[Sca-cooks] Flour question

Terry Decker t.d.decker at att.net
Sat Jan 15 10:37:46 PST 2011


High in starch generally suggests low in gluten, so a cake or pastry flour 
would seem to be the best choice.  If you want verisimilitude, you might try 
either Bob's Red Mill Whole Wheat Pastry Flour or Arrowhead Mills Whole 
Wheat Pastry Flour, but with the caveat that I don't remember how much 
graham is in the mix, which may mean sifting through a fine sieve to get 
what you want.

Bear

----- Original Message ----- 

I am working on the menu for my upcoming A Day in the Middle East feast.
 And I'm having a dandy time going through my new copy of "Annals of the
Caliphs' Kitchens."  In several of the recipes, reference is made to
"...pure, fine *simidh* flour (high in starch and bran-free)...".  The
question is...would this be just a general all-purpose white flour...or
should I use a specialty flour such as bread or cake flour?

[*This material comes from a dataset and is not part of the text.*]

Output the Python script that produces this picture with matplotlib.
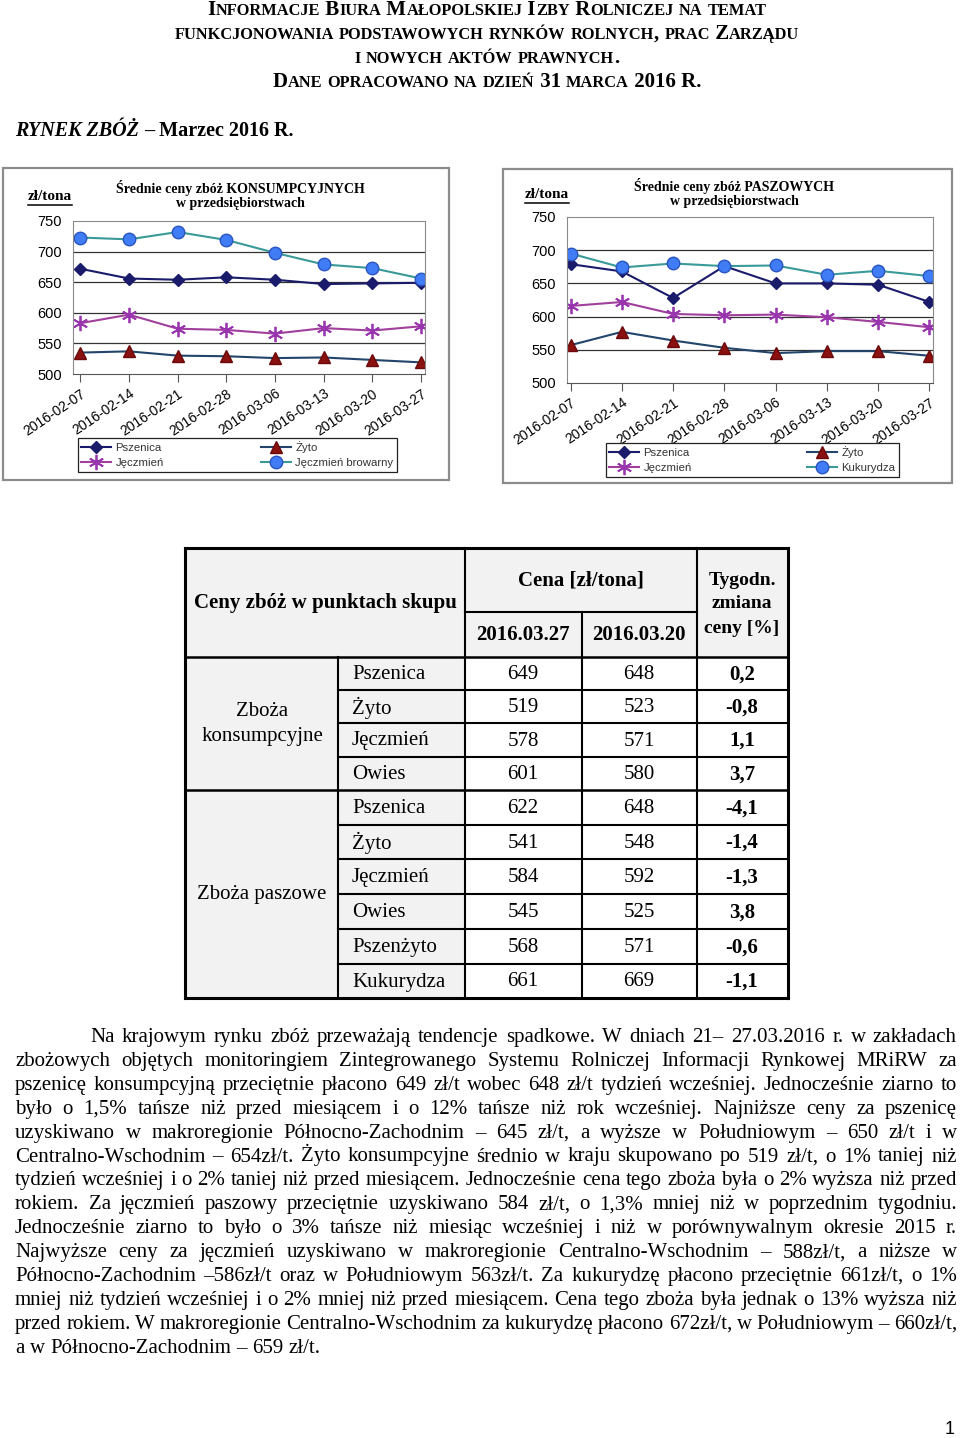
import matplotlib
matplotlib.use("Agg")
from matplotlib import pyplot as plt
from matplotlib.lines import Line2D
from matplotlib.patches import Rectangle
import numpy as np

W, H = 960, 1438

dates = ["2016-02-07", "2016-02-14", "2016-02-21", "2016-02-28",
         "2016-03-06", "2016-03-13", "2016-03-20", "2016-03-27"]

# srednie ceny zboz konsumpcyjnych [zl/t]
kons_pszenica = [672, 656, 654, 658, 654, 647, 648, 649]
kons_zyto = [535, 537, 530, 529, 526, 527, 523, 519]
kons_jeczmien = [583, 597, 574, 572, 566, 575, 571, 578]
kons_browarny = [723, 720, 732, 719, 698, 679, 673, 656]

# srednie ceny zboz paszowych [zl/t]
pasz_pszenica = [679, 668, 628, 676, 650, 650, 648, 622]
pasz_zyto = [557, 577, 564, 553, 545, 548, 548, 541]
pasz_jeczmien = [616, 622, 604, 602, 603, 599, 592, 584]
pasz_kukurydza = [695, 674, 680, 676, 677, 663, 669, 661]

# tabela
tab_groups = [["Zboża", "konsumpcyjne"], ["Zboża paszowe"]]
tab_names = ["Pszenica", "Żyto", "Jęczmień", "Owies", "Pszenica", "Żyto",
             "Jęczmień", "Owies", "Pszenżyto", "Kukurydza"]
tab_now = [649, 519, 578, 601, 622, 541, 584, 545, 568, 661]
tab_prev = [648, 523, 571, 580, 648, 548, 592, 525, 571, 669]
tab_change = ["0,2", "-0,8", "1,1", "3,7", "-4,1", "-1,4", "-1,3", "3,8", "-0,6", "-1,1"]

header_lines = ["Informacje Biura Małopolskiej Izby Rolniczej na temat",
                "funkcjonowania podstawowych rynków rolnych, prac Zarządu",
                "i nowych aktów prawnych.",
                "Dane opracowano na dzień 31 marca 2016 R."]

para = [
    "Na krajowym rynku zbóż przeważają tendencje spadkowe. W dniach 21– 27.03.2016 r. w zakładach",
    "zbożowych objętych monitoringiem Zintegrowanego Systemu Rolniczej Informacji Rynkowej MRiRW za",
    "pszenicę konsumpcyjną przeciętnie płacono 649 zł/t wobec 648 zł/t tydzień wcześniej. Jednocześnie ziarno to",
    "było o 1,5% tańsze niż przed miesiącem i o 12% tańsze niż rok wcześniej. Najniższe ceny za pszenicę",
    "uzyskiwano w makroregionie Północno-Zachodnim – 645 zł/t, a wyższe w Południowym – 650 zł/t i w",
    "Centralno-Wschodnim – 654zł/t. Żyto konsumpcyjne średnio w kraju skupowano po 519 zł/t, o 1% taniej niż",
    "tydzień wcześniej i o 2% taniej niż przed miesiącem. Jednocześnie cena tego zboża była o 2% wyższa niż przed",
    "rokiem. Za jęczmień paszowy przeciętnie uzyskiwano 584 zł/t, o 1,3% mniej niż w poprzednim tygodniu.",
    "Jednocześnie ziarno to było o 3% tańsze niż miesiąc wcześniej i niż w porównywalnym okresie 2015 r.",
    "Najwyższe ceny za jęczmień uzyskiwano w makroregionie Centralno-Wschodnim – 588zł/t, a niższe w",
    "Północno-Zachodnim –586zł/t oraz w Południowym 563zł/t. Za kukurydzę płacono przeciętnie 661zł/t, o 1%",
    "mniej niż tydzień wcześniej i o 2% mniej niż przed miesiącem. Cena tego zboża była jednak o 13% wyższa niż",
    "przed rokiem. W makroregionie Centralno-Wschodnim za kukurydzę płacono 672zł/t, w Południowym – 660zł/t,",
    "a w Północno-Zachodnim – 659 zł/t.",
]

SERIF = "Liberation Serif"
SANS = "Liberation Sans"

fig = plt.figure(figsize=(9.6, 14.38), dpi=100)
renderer = fig.canvas.get_renderer()


def fx(x):
    return x / W


def fy(y):
    return 1 - y / H


def tw(s, **kw):
    t = fig.text(0, 0, s, **kw)
    w = t.get_window_extent(renderer=renderer).width
    t.remove()
    return w


def adv(s, **kw):
    # szerokosc z odstepem (advance), mierzona z pomocnicza kreska
    return tw(s + "|", **kw) - tw("|", **kw)


def txt(x, y, s, **kw):
    return fig.text(fx(x), fy(y), s, **kw)


def hline(x0, x1, y, lw=1.5, c="black"):
    fig.add_artist(Line2D([fx(x0), fx(x1)], [fy(y), fy(y)], transform=fig.transFigure, color=c, lw=lw))


def vline(x, y0, y1, lw=1.5, c="black"):
    fig.add_artist(Line2D([fx(x), fx(x)], [fy(y0), fy(y1)], transform=fig.transFigure, color=c, lw=lw))


# ---- naglowek (kapitaliki)
def smallcaps(text, xc, yb, big, small):
    segs = []
    for ch in text:
        size = small if ch.islower() else big
        if segs and segs[-1][1] == size:
            segs[-1] = (segs[-1][0] + ch.upper(), size)
        else:
            segs.append((ch.upper(), size))
    widths = [adv(s, fontsize=size, family=SERIF, weight="bold") for s, size in segs]
    x = xc - sum(widths) / 2
    for (s, size), w in zip(segs, widths):
        txt(x, yb, s, fontsize=size, family=SERIF, weight="bold", va="baseline")
        x += w


for i, line in enumerate(header_lines):
    smallcaps(line, 487, 15 + 24 * i, 15, 11.8)

x0 = 15
t1 = "RYNEK ZBÓŻ "
txt(x0, 136, t1, fontsize=14.5, family=SERIF, weight="bold", style="italic", va="baseline")
w1 = adv(t1, fontsize=14.5, family=SERIF, weight="bold", style="italic")
txt(x0 + w1, 136, "– Marzec 2016 R.", fontsize=14.5, family=SERIF, weight="bold", va="baseline")


# ---- wykresy
def chart(plot_px, box_px, series, labels, title, unit_xy, title_xy, leg_px, xlim):
    bx0, by0, bx1, by1 = box_px
    fig.add_artist(Rectangle((fx(bx0), fy(by1)), (bx1 - bx0) / W, (by1 - by0) / H,
                             transform=fig.transFigure, fill=False, ec="#8c8c8c", lw=1.6))
    px0, py0, px1, py1 = plot_px
    ax = fig.add_axes([fx(px0), fy(py1), (px1 - px0) / W, (py1 - py0) / H])
    x = np.arange(len(dates))
    handles = []
    for vals, st, lab in zip(series, styles, labels):
        h, = ax.plot(x, vals, label=lab, **st)
        handles.append(h)
    ax.set_ylim(500, 750)
    ax.set_yticks(range(500, 751, 50))
    ax.set_xlim(*xlim)
    ax.set_xticks(x)
    ax.set_xticklabels(dates, rotation=34, ha="right", rotation_mode="anchor",
                       fontsize=10, family=SANS)
    for lab in ax.get_yticklabels():
        lab.set_family(SANS)
        lab.set_fontsize(10.5)
    ax.tick_params(axis="y", length=0, pad=8)
    ax.tick_params(axis="x", length=6, direction="out", color="#555555", pad=3)
    for yv in (550, 600, 650, 700):
        ax.axhline(yv, color="#333333", lw=0.9, zorder=0)
    for sp in ("top", "right", "left"):
        ax.spines[sp].set_color("#8a8a8a")
    ax.spines["bottom"].set_color("#555555")
    txt(title_xy[0], title_xy[1], title, fontsize=10, family=SERIF, weight="bold",
        ha="center", va="center", linespacing=1.2)
    ux, uy = unit_xy
    txt(ux, uy, "zł/tona", fontsize=11, family=SERIF, weight="bold", va="center")
    uw = tw("zł/tona", fontsize=11, family=SERIF, weight="bold")
    hline(ux, ux + uw, uy + 8, lw=1.1)
    lx0, ly0, lx1, ly1 = leg_px
    order = [0, 2, 1, 3]
    leg = ax.legend([handles[i] for i in order], [labels[i] for i in order], ncol=2,
                    loc="upper left", mode="expand",
                    bbox_to_anchor=(fx(lx0), fy(ly1), (lx1 - lx0) / W, (ly1 - ly0) / H),
                    bbox_transform=fig.transFigure, fancybox=False, framealpha=1,
                    edgecolor="#222222", handlelength=2.6,
                    borderpad=0.3, labelspacing=0.45, handletextpad=0.4,
                    prop={"family": SANS, "size": 8.2}, borderaxespad=0)
    leg.get_frame().set_linewidth(0.9)
    for t in leg.get_texts():
        t.set_color("#333333")
    return ax


styles = [
    dict(color="#1b1b6b", lw=1.5, marker="D", ms=6, mfc="#1b1b6b", mec="#1b1b6b"),
    dict(color="#23456b", lw=1.5, marker="^", ms=8, mfc="#8b1010", mec="#6b0a0a"),
    dict(color="#a0409c", lw=1.5, marker=(6, 2, 0), ms=11, mec="#9a35b0", mew=1.3),
    dict(color="#3a9999", lw=1.5, marker="o", ms=9, mfc="#3f7cf5", mec="#2a55c0", mew=1),
]

chart((73, 221, 425, 374), (3, 168, 449, 480),
      [kons_pszenica, kons_zyto, kons_jeczmien, kons_browarny],
      ["Pszenica", "Żyto", "Jęczmień", "Jęczmień browarny"],
      "Średnie ceny zbóż KONSUMPCYJNYCH\nw przedsiębiorstwach",
      (28, 197), (240, 195), (78, 438, 397, 474), (-0.15, 7.08))

chart((567, 217, 933, 383), (503, 169, 952, 483),
      [pasz_pszenica, pasz_zyto, pasz_jeczmien, pasz_kukurydza],
      ["Pszenica", "Żyto", "Jęczmień", "Kukurydza"],
      "Średnie ceny zbóż PASZOWYCH\nw przedsiębiorstwach",
      (525, 195), (734, 193), (606, 443, 899, 479), (-0.07, 7.07))

# ---- tabela
cols = [185, 338, 465, 582, 697, 788]
top, sub, hb = 548, 612, 657
rows = [657, 690, 723, 757, 790, 825, 859, 894, 929, 964, 998]
grey = "#f2f2f2"
fig.add_artist(Rectangle((fx(cols[0]), fy(hb)), (cols[5] - cols[0]) / W, (hb - top) / H,
                         transform=fig.transFigure, color=grey, lw=0))
fig.add_artist(Rectangle((fx(cols[0]), fy(rows[-1])), (cols[2] - cols[0]) / W, (rows[-1] - hb) / H,
                         transform=fig.transFigure, color=grey, lw=0))

hline(cols[0], cols[5], top, lw=2.2)
hline(cols[0], cols[5], rows[-1], lw=2.2)
vline(cols[0], top, rows[-1], lw=2.2)
vline(cols[5], top, rows[-1], lw=2.2)
hline(cols[2], cols[4], sub)
hline(cols[0], cols[5], hb, lw=1.8)
hline(cols[0], cols[5], rows[4], lw=1.8)
for r in rows[1:-1]:
    if r != rows[4]:
        hline(cols[1], cols[5], r)
vline(cols[1], hb, rows[-1])
vline(cols[2], top, rows[-1])
vline(cols[3], sub, rows[-1])
vline(cols[4], top, rows[-1])

FS = 15
txt(325, 603, "Ceny zbóż w punktach skupu", fontsize=FS, family=SERIF, weight="bold", ha="center", va="center")
txt(581, 581, "Cena [zł/tona]", fontsize=FS, family=SERIF, weight="bold", ha="center", va="center")
txt(523, 635, "2016.03.27", fontsize=FS, family=SERIF, weight="bold", ha="center", va="center")
txt(639, 635, "2016.03.20", fontsize=FS, family=SERIF, weight="bold", ha="center", va="center")
for s, yc in zip(["Tygodn.", "zmiana", "ceny [%]"], [581, 604, 628]):
    txt(742, yc, s, fontsize=14, family=SERIF, weight="bold", ha="center", va="center")
for s, yc in zip(tab_groups[0], [712, 736]):
    txt(262, yc, s, fontsize=FS, family=SERIF, ha="center", va="center")
txt(262, 894, tab_groups[1][0], fontsize=FS, family=SERIF, ha="center", va="center")
for i, name in enumerate(tab_names):
    yc = (rows[i] + rows[i + 1]) / 2 + 1
    txt(352, yc, name, fontsize=FS, family=SERIF, va="center")
    txt(523, yc, str(tab_now[i]), fontsize=FS, family=SERIF, ha="center", va="center")
    txt(639, yc, str(tab_prev[i]), fontsize=FS, family=SERIF, ha="center", va="center")
    txt(742, yc, tab_change[i], fontsize=FS, family=SERIF, weight="bold", ha="center", va="center")

# ---- tekst (wyjustowany)
PF = 15
space = adv(" ", fontsize=PF, family=SERIF)
for i, line in enumerate(para):
    yb = 1042 + 23.9 * i
    left = 90 if i == 0 else 15
    right = 957
    words = line.split(" ")
    ws = [tw(w, fontsize=PF, family=SERIF) for w in words]
    if i < len(para) - 1:
        gap = (right - left - sum(ws)) / (len(words) - 1)
    else:
        gap = space
    x = left
    for w, wd in zip(words, ws):
        txt(x, yb, w, fontsize=PF, family=SERIF, va="baseline")
        x += wd + gap

txt(950, 1430, "1", fontsize=13, family=SANS, ha="center", va="center")

fig.savefig("out.png", dpi=100)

Also...and I'm sure we've talked about this before...but please remind me
what I could use in the place of the frequent references to camphor and
musk.  In some places, the reference is to "aromatics" and the two are cited
as examples.  There are a couple of really cool dessert dishes that I'd love
to use but acquiring either of these is a problem...not to mention that I
understand that the musk that's available is a chemical compound used in
perfumes and is poisonous!

Any help you all can render would be appreciated!